Filistinliler ciddi istihdam sorunu yaşıyorlar, büyük oranlarda işsizlik söz konusu. Filistin'de işsizlik yaklaşık %87 oranındadır. Yani Filistinlilerin ancak %13'ü iş bulup çalışabiliyor. Bu rakam tüm dünyadaki en yüksek işsizlik oranıdır.

Filistinlilerin tutsak edilme meselesine gelince, binlerce Filistinlinin İsrail zindanlarında tutsak edilmesinin amaçlarından biri de bu durumun Filistin nüfusu üzerindeki menfi etkisidir. Filistinlilerin yıllık nüfus artış oranı %3,14 iken İsraillilerin %0.9'dır.

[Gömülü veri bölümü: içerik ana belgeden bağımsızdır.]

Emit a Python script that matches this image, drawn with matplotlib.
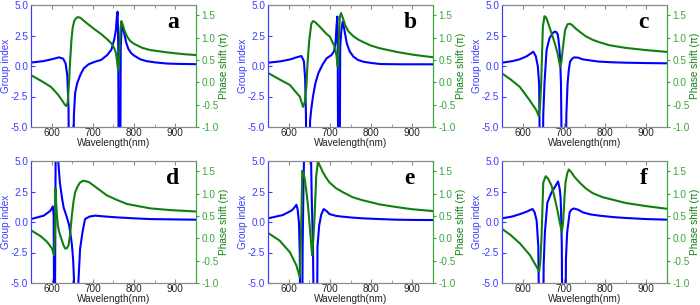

Yani Filistinlilerin doğal çoğalma oranı İsraillilerinkinin üç katından fazladır. Binlerce Filistinli genci tutsak ederek, sakat bırakarak nüfus üzerinde baskı oluşturuyorlar. Filistinli aile ortalaması 6'dır. İsrail bu oranı değişik taktiklerle düşürmek istiyor.

Kısacası İsrail işgali altındaki Filistinliler, hayatlarında yemeden tutun da içmeye kadar her konuda sıkıntı ver zorluklarla karşılaşıyorlar. Evlilikte, doğumda, tedavide, çalışmada, ulaşımda ve eğitimde sıkıntılarla karşılaşıyorlar. Hatta uyurken bile sıkıntı çekiyorlar. Çünkü gece ansızın baskınlar düzenleniyor. Yani Filistinliler sürekli bir endişe hali içinde yaşıyorlar.